Manuel Granero admiraba a Gallito, tanto que el torero sevillano fue su modelo a seguir, pero una tarde memorable en Madrid lo convirtió en una figura de primer nivel.
Granero admiraba a Gallito, tanto que el torero sevillano fue su modelo a seguir. Ahora, que lo comparasen con él, le superaba. Las sensaciones se entremezclaban. Las del éxito en Bilbao y la de la responsabilidad de verse por la afición sucesor natural de Joselito. Trataba de olvidar al coloso muerto en Talavera con los recuerdos de su última actuación. Sin quererlo, y al querer dar un derechazo, se trajo la roja franela sobre la cadera. Sus vuelos mostraron una rúbrica. Sin quererlo había creado el pase de la firma. Ahora solo quedaba perfeccionarlo.
Arribó a la capital. Cansado se trasladó a la vivienda de un buen amigo, el periodista valenciano Manuel Gómez Domingo, quien firmaba con el apelativo de Rienzi. Tal era su amistad, que el fino espada levantino, cuando vivía en Madrid, siempre lo hacía en la vivienda del escritor, sita en la calle marqués de Urquijo, en el barrio de la Moncloa. Allí descansó del pesado viaje y allí mismo esperó su próximo compromiso en la plaza de toros de Madrid.
El día rompió con la mañana. En la casa de Gómez Domingo, una operaria del afamado taller del sastre taurino Uriarte puso en manos del mozo de espadas de Granero el terno que el torero estrenaría aquella tarde. Finezas, hombre de confianza y fiel mozo de espadas, preparó la silla. El traje, crema y azabache, quedó dispuesto para ser vestido por un Granero que aún descansaba.
Gómez Domingo recibió en su casa a unos extraños personajes. Estos, que iban acompañados por el escritor valenciano Vicente Blasco Ibañez, eran norteamericanos que se encontraban en España buscando documentación para el rodaje de una película. Se trataba nada más y nada menos que una versión cinematográfica sobre una novela escrita por Blasco Ibañez, Sangre y Arena. Los pintorescos personajes, con el beneplácito de Gómez Domingo, así como de Francisco Juliá, tío de Granero, vieron como éste se enfundaba en el traje de torear, mientras don Vicente ejercía de traductor. Uno de ellos, el que a la postre encarnaría al protagonista de la historia, tomaba notas en un pequeño cuaderno.

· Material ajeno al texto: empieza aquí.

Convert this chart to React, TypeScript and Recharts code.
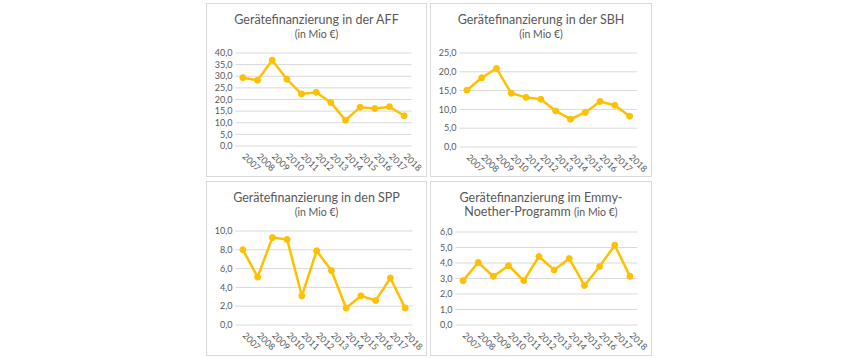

Era Rodolfo Valentino, quien mostró gran admiración por el terno. Manolo Granero le contesto: “Con un traje como este no hay más remedio que arrimarse…Esta tarde les voy a ofrecer la oreja que corte”. Blasco Ibañez comentó a Gómez Domingo: “Dile a Granero que no cometa ninguna locura, que estos yanquis no entienden de esto y todo lo que haga les parecerá bien".
Ha llegado la hora señalada. Granero, de crema y azabache, flanqueado por Chicuelo y Varelito, parte plaza en el viejo coso de la Carretera de Aragón, de Madrid. Es la décima corrida del abono. 17 de mayo de 1921. Un año después de la muerte de Gallito. Granero se muestra solvente, fácil y florido en el primer toro de Santacoloma, tanto es así que le cortó una oreja. Granero ya no era visto como un aspirante a figura, ya era catalogado como el sucesor del gran Joselito.
Muchos aún no daban crédito. Salta al ruedo el toro de nombre Malacara. Tiene el hierro de Santacoloma. Manolo Granero se consagra. Faena llena de sapiencia y de elegancia. Dominadora, estética y con toda la luminosidad del Levante español donde nació. Brillante con el capote, poderoso banderillero y con la muleta, faena de maestro, con naturales, ayudados, cambiados y pases de todas las marcas para una faena que marcó la historia. Una faena que le sirvió para consagrarse como primerísima figura del toreo a pesar del desacierto con los aceros. Un digno sucesor del torero muerto un año antes en la plaza de Talavera.
Posiblemente, esa tarde de mayo, Manuel Granero dejó de ser un niño que tocaba el violín y que jugaba a ser torero. Esa tarde, Granero se convirtió en una primera figura. Tristemente, un año después, al igual que su admirado Joselito, Granero, con poco más de veinte años, se dejó la vida en los pitones de un Veragua en la plaza de Madrid. Eso es otra historia. La que nos ocupa es la vivida enfundado en un terno crema y azabache y que le sirvió para consagrarse como primerísima figura. Lástima de su prematura muerte.